Market Experts Explain
Equities' analysts at UBA Global Markets Limited in a position paper on the workings of the market making policy in advanced economies and how its likely to operate in the country, explained some weeks ago that "market making involves a broker-dealer firm i.e. market maker, accepting the risk of holding a given number of shares of a specific stock or security in order to facilitate trading in that security. A market maker displays the bid and the offer quotes/prices for a guaranteed number of shares."
When a buy order is received, the explanation goes, the market maker sells from its inventory or seeks an offsetting order, all of which is aimed at keeping the financial markets running efficiently, because they are willing to quote both bid and offer prices for an asset. Such operators generate profits through their market-making activities from the spread, which are kept fairly tight as a result of the stiff competition between numerous market makers and are often fixed by each market maker. The spread between the bid price (which a buyer is willing to pay for a particular share) and ask/offer price (what a seller is willing to receive to part with the security essentially to sell the security) can actually affect the price at which a purchase or sale is made eventually.
"The bid-ask spread represents the profit that the market maker and specialist handling the transaction will make on each share or security (i.e. Ask - Bid = Profit to the market maker) where bid is usually lower than the ask, after any trading expenses, for example, custody fees.
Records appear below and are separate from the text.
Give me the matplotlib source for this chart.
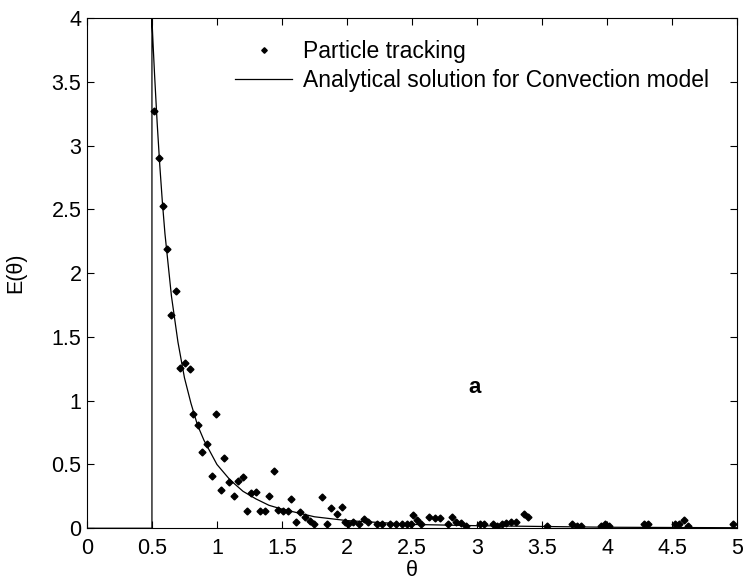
import matplotlib
matplotlib.use("Agg")
import matplotlib.pyplot as plt

plt.rcParams["font.family"] = ["Liberation Sans", "DejaVu Sans"]

# particle tracking points (theta, E)
pt_theta = [0.515, 0.554, 0.582, 0.615, 0.646, 0.685, 0.715, 0.751, 0.79,
            0.818, 0.857, 0.885, 0.92, 0.96, 0.99, 1.03, 1.056, 1.095, 1.133,
            1.164, 1.2, 1.233, 1.264, 1.297, 1.333, 1.37, 1.40, 1.44, 1.47,
            1.51, 1.55, 1.57, 1.61, 1.64, 1.68, 1.715, 1.75, 1.81, 1.85, 1.88,
            1.92, 1.96, 1.985, 2.01, 2.05, 2.09, 2.13, 2.16, 2.23, 2.27, 2.33,
            2.38, 2.42, 2.46, 2.49, 2.505, 2.535, 2.567, 2.633, 2.677, 2.715,
            2.78, 2.81, 2.84, 2.877, 2.915, 3.02, 3.05, 3.125, 3.15, 3.19,
            3.22, 3.26, 3.30, 3.36, 3.39, 3.54, 3.73, 3.77, 3.80, 3.95, 3.985,
            4.015, 4.287, 4.318, 4.523, 4.556, 4.595, 4.625, 4.97]
pt_E = [3.27, 2.90, 2.525, 2.19, 1.67, 1.86, 1.257, 1.296, 1.245,
        0.894, 0.81, 0.60, 0.66, 0.41, 0.894, 0.30, 0.55, 0.36, 0.25,
        0.37, 0.40, 0.133, 0.28, 0.285, 0.133, 0.133, 0.25, 0.447, 0.14,
        0.133, 0.133, 0.23, 0.05, 0.128, 0.09, 0.057, 0.03, 0.245, 0.03, 0.155,
        0.115, 0.167, 0.05, 0.03, 0.05, 0.03, 0.07, 0.05, 0.03, 0.03, 0.03,
        0.03, 0.03, 0.03, 0.03, 0.107, 0.068, 0.03, 0.089, 0.081, 0.081,
        0.03, 0.089, 0.05, 0.04, 0.018, 0.03, 0.03, 0.03, 0.018, 0.03,
        0.04, 0.05, 0.05, 0.115, 0.089, 0.018, 0.03, 0.018, 0.018, 0.018, 0.03,
        0.018, 0.03, 0.03, 0.03, 0.03, 0.068, 0.018, 0.037]

# analytical curve
an_theta = [0.0, 0.5, 0.5, 0.505, 0.51, 0.52, 0.54, 0.56, 0.58, 0.6, 0.65, 0.7,
            0.75, 0.8, 0.85, 0.9, 1.0, 1.1, 1.2, 1.3, 1.4, 1.5, 1.75, 2.0,
            2.5, 3.0, 4.0, 5.0]
an_E = [0.0, 0.0, 4.0, 3.88, 3.77, 3.56, 3.18, 2.85, 2.56, 2.31, 1.82, 1.46,
        1.18, 0.98, 0.81, 0.69, 0.50, 0.38, 0.29, 0.23, 0.18, 0.15, 0.09, 0.06,
        0.03, 0.02, 0.008, 0.004]

xticks = [0, 0.5, 1, 1.5, 2, 2.5, 3, 3.5, 4, 4.5, 5]
yticks = [0, 0.5, 1, 1.5, 2, 2.5, 3, 3.5, 4]

fig = plt.figure(figsize=(7.43, 5.85), dpi=100)
ax = fig.add_axes([0.117, 0.097, 0.875, 0.872])

ax.plot(pt_theta, pt_E, "D", color="black", markersize=3.5, label="Particle tracking")
ax.plot(an_theta, an_E, "-", color="black", linewidth=0.9,
        label="Analytical solution for Convection model")

ax.set_xlim(0, 5)
ax.set_ylim(0, 4)
ax.set_xticks(xticks)
ax.set_xticklabels([f"{t:g}" for t in xticks])
ax.set_yticks(yticks)
ax.set_yticklabels([f"{t:g}" for t in yticks])
ax.tick_params(direction="in", top=True, right=True, length=5, labelsize=15.5)
ax.tick_params(axis="x", pad=7)
ax.tick_params(axis="y", pad=4)
for s in ax.spines.values():
    s.set_linewidth(0.8)

ax.set_xlabel("θ", fontsize=15.5, labelpad=1)
ax.set_ylabel("E(θ)", fontsize=15.5, labelpad=18)

ax.text(2.98, 1.1, "a", fontsize=16, fontweight="bold", ha="center", va="center")

ax.legend(loc="upper left", bbox_to_anchor=(0.228, 0.958), frameon=False,
          fontsize=16.5, handlelength=2.5, handletextpad=0.45, borderaxespad=0,
          borderpad=0, labelspacing=0.3, markerscale=0.8)

fig.savefig("out.png", dpi=100)
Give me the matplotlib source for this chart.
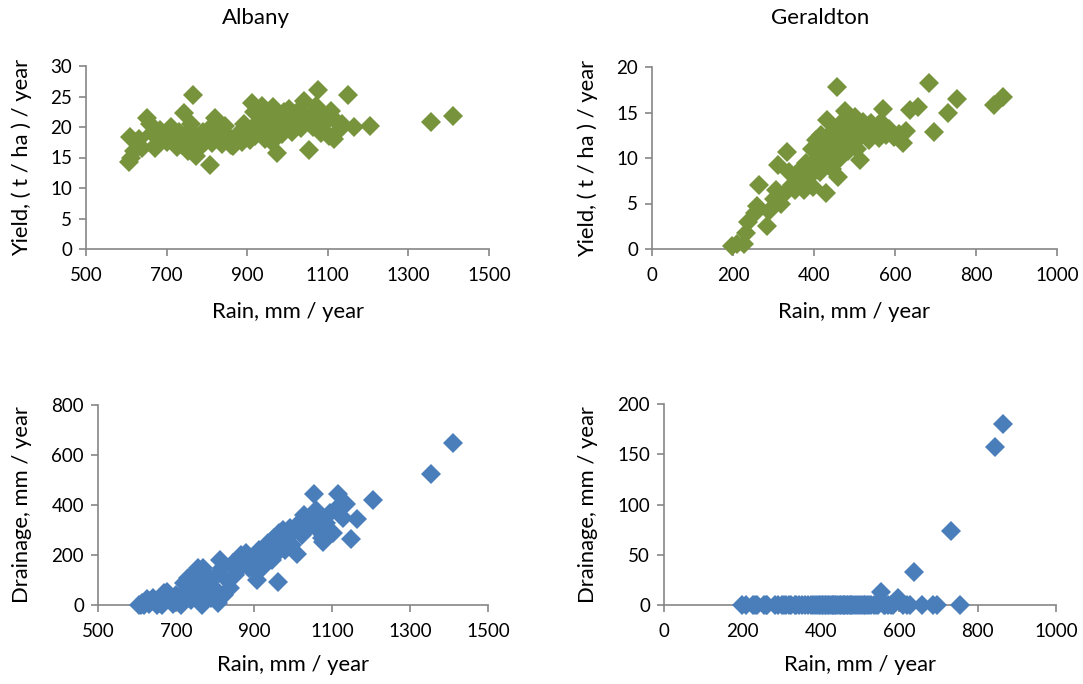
import matplotlib as mpl, matplotlib.pyplot as plt, numpy as np
from matplotlib.transforms import blended_transform_factory

plt.rcParams['font.family'] = ['Lato', 'DejaVu Sans']

# Albany: rain (mm/year), yield (t/ha/year), drainage (mm/year)
alb_rain = [606, 610, 612, 618, 625, 632, 640, 652, 658, 664, 670, 676, 684, 692, 700,
            712, 720, 726, 732, 738, 743, 748, 752, 757, 760, 766, 770, 772, 778, 784,
            790, 796, 802, 807, 810, 813, 819, 824, 830, 838, 845, 852, 860, 866, 872,
            880, 886, 893, 900, 907, 912, 916, 920, 926, 931, 936, 940, 945, 950, 955,
            962, 965, 970, 975, 980, 986, 992, 998, 1004, 1010, 1016, 1022, 1028, 1034,
            1040, 1046, 1054, 1058, 1064, 1070, 1075, 1078, 1084, 1090, 1096, 1102, 1109,
            1115, 1120, 1128, 1135, 1149, 1164, 1204, 1355, 1410]
alb_yield = [14.2, 18.4, 15.0, 16.0, 17.5, 18.0, 16.5, 21.5, 20.5, 19.0, 16.6, 17.2, 19.5, 18.8, 17.5,
             20.0, 18.5, 16.8, 19.2, 17.0, 22.3, 18.2, 16.0, 19.5, 20.5, 25.2, 17.5, 15.2, 18.0, 16.8,
             19.2, 17.6, 18.8, 13.8, 20.0, 17.4, 21.4, 19.6, 18.0, 17.2, 20.2, 18.5, 17.0, 16.9, 18.2,
             19.0, 17.5, 20.5, 19.5, 17.8, 24.0, 22.5, 18.5, 20.8, 19.0, 23.4, 21.5, 18.0, 20.0, 22.0,
             17.5, 23.3, 19.5, 15.8, 21.0, 18.8, 22.5, 20.0, 23.0, 19.2, 21.5, 20.5, 22.8, 19.8,
             24.3, 21.0, 16.3, 22.2, 20.0, 23.5, 26.1, 21.5, 19.0, 22.0, 20.8, 18.5, 22.6,
             18.1, 21.0, 19.5, 20.5, 25.2, 20.0, 20.1, 20.8, 21.8]
alb_drain = [0, 0, 10, 0, 25, 5, 30, 0, 10, 0, 50, 53, 20, 5, 40,
             0, 90, 60, 110, 20, 80, 130, 40, 147, 100, 0, 150, 60, 120, 80,
             30, 110, 60, 10, 130, 180, 150, 40, 100, 67, 170, 120, 140, 200, 180,
             210, 150, 190, 140, 100, 220, 180, 150, 160, 200, 250, 210, 180, 270, 200,
             93, 290, 250, 300, 220, 280, 310, 240, 300, 204, 330, 280, 360, 300,
             340, 320, 443, 380, 300, 350, 270, 253, 330, 300, 370, 290, 380,
             443, 400, 350, 405, 263, 343, 420, 524, 649]

# Geraldton
ger_rain = [198, 210, 227, 233, 236, 255, 260, 263, 283, 290, 300, 305, 312, 318, 325,
            333, 338, 345, 352, 360, 368, 375, 380, 385, 390, 395, 398, 402, 406, 410,
            414, 418, 422, 426, 430, 432, 436, 440, 444, 448, 452, 456, 460, 463, 466,
            470, 474, 477, 480, 485, 490, 495, 500, 505, 510, 514, 518, 522, 528, 535,
            540, 546, 553, 560, 565, 571, 578, 585, 598, 610, 619, 627, 638, 658, 685,
            696, 731, 754, 844, 866]
ger_yield = [0.3, 0.5, 0.6, 1.8, 3.0, 4.0, 4.7, 7.0, 2.5, 4.2, 5.5, 6.5, 9.2, 5.0, 6.0,
             10.7, 8.5, 7.0, 6.5, 7.5, 8.8, 6.5, 9.5, 7.8, 8.2, 11.0, 6.8, 9.0, 12.0, 10.0,
             8.5, 12.5, 11.0, 9.5, 6.1, 14.2, 10.5, 12.0, 8.8, 13.0, 11.2, 17.8, 7.9, 10.0, 12.5,
             14.0, 11.5, 15.2, 12.8, 10.8, 13.5, 12.0, 14.5, 11.0, 13.0, 9.8, 12.5, 14.0, 13.2, 12.0,
             13.8, 12.5, 13.0, 12.2, 14.0, 15.4, 12.5, 13.2, 12.3, 12.6, 11.7, 13.0, 15.3, 15.6, 18.2,
             12.9, 14.9, 16.5, 15.8, 16.7]
ger_drain = [0] * 62 + [13, 0, 0, 0, 0, 0, 6.5, 0, 0, 0, 33, 0, 0,
                        0, 74, 0, 157, 180]

GREEN = '#77933C'
BLUE = '#4A7EBB'
GREY = '#868686'

W, H = 1083, 684
fig = plt.figure(figsize=(W / 100, H / 100), dpi=100)


def style(ax, xlim, xticks, ylim, yticks, ylabel, ylab_x, xlab_y):
    ax.set_xlim(*xlim)
    ax.set_ylim(*ylim)
    ax.set_xticks(xticks)
    ax.set_yticks(yticks)
    for s in ('top', 'right'):
        ax.spines[s].set_visible(False)
    for s in ('left', 'bottom'):
        ax.spines[s].set_color(GREY)
        ax.spines[s].set_linewidth(1.2)
    ax.tick_params(direction='out', length=5, width=1.2, color=GREY,
                   labelsize=13.5, labelcolor='black')
    ax.tick_params(axis='x', pad=8)
    ax.tick_params(axis='y', pad=5)
    ax.set_xlabel('Rain, mm / year', fontsize=15.8)
    ax.set_ylabel(ylabel, fontsize=15.8)
    ax.yaxis.set_label_coords(ylab_x / W, 0.5,
                              transform=blended_transform_factory(fig.transFigure, ax.transAxes))
    ax.xaxis.set_label_coords(0.5, 1 - xlab_y / H,
                              transform=blended_transform_factory(ax.transAxes, fig.transFigure))


def scatter(ax, x, y, c):
    ax.plot(x, y, linestyle='none', marker='D', ms=10.5, mew=0,
            color=c, clip_on=False, zorder=3)


ax1 = fig.add_axes([86 / W, 1 - 249 / H, 403 / W, 183 / H])
scatter(ax1, alb_rain, alb_yield, GREEN)
style(ax1, (500, 1500), range(500, 1501, 200), (0, 30), range(0, 31, 5),
      'Yield, ( t / ha ) / year', 32, 302)

ax2 = fig.add_axes([652 / W, 1 - 249 / H, 405 / W, 182 / H])
scatter(ax2, ger_rain, ger_yield, GREEN)
style(ax2, (0, 1000), range(0, 1001, 200), (0, 20), range(0, 21, 5),
      'Yield, ( t / ha ) / year', 598, 302)

ax3 = fig.add_axes([98 / W, 1 - 605 / H, 390 / W, 200 / H])
scatter(ax3, alb_rain, alb_drain, BLUE)
style(ax3, (500, 1500), range(500, 1501, 200), (0, 800), range(0, 801, 200),
      'Drainage, mm / year', 32, 655)

ax4 = fig.add_axes([664 / W, 1 - 605 / H, 392 / W, 201 / H])
scatter(ax4, ger_rain, ger_drain, BLUE)
style(ax4, (0, 1000), range(0, 1001, 200), (0, 200), range(0, 201, 50),
      'Drainage, mm / year', 598, 655)

fig.text(256 / W, 1 - 18 / H, 'Albany', ha='center', va='center', fontsize=16)
fig.text(820 / W, 1 - 18 / H, 'Geraldton', ha='center', va='center', fontsize=16)

fig.savefig('out.png', dpi=100)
"Market makers also participate in securities lending. Market makers borrow securities to fill buy orders and ensure tight, two-way prices. Security lending allows market makers to increase liquidity. The practice of security lending improves market makers' capabilities while it also allows market makers to significantly reduce the position that they need to hold to ensure delivery and mitigate risk of holding such positions," the report noted.
Inhibiting Factors
Despite the wonderful opportunities offered to the market by the market makers, the analysts have identified certain factors that may inhibit the implementation of market making, including the perceived market depth poor human capital, while the third factor- the circuit breaker put in the form of downward price movement was recently removed by the management of the NSE, resulting in significantly and even sharp decline in the market's indicators. Expectations are also high that a proper implementation of the strategy could reduce volatility, facilitate liquidity in the Nigerian financial market and increase market depth.
"We believe it is expedient to introduce the quote driven system into the operational structure of the Nigerian Stock Exchange.
"In our study of various markets, we observed that there is no strict quote driven market besides the NASDAQ (National Association of Securities Dealers Automated Quotations) and the London SEAQS. Most markets adopt a hybrid structure with the quote driven system adopted for less liquid, small capped equities and the order driven system used for mature, highly liquid stocks. For instance, the New York Stock Exchange, Russian market, Ukrainian market, London Stock Exchange and a host of others adopt a combination of the quote and order driven trading systems.
"Therefore, whilst we believe that market making can be applied to improve the workings of the equity market, we expect it to present a few challenges such as; the poor execution of clients' mandate, the undue use of privileged information, high cost of crossing stocks between accounts and other regulatory bottlenecks."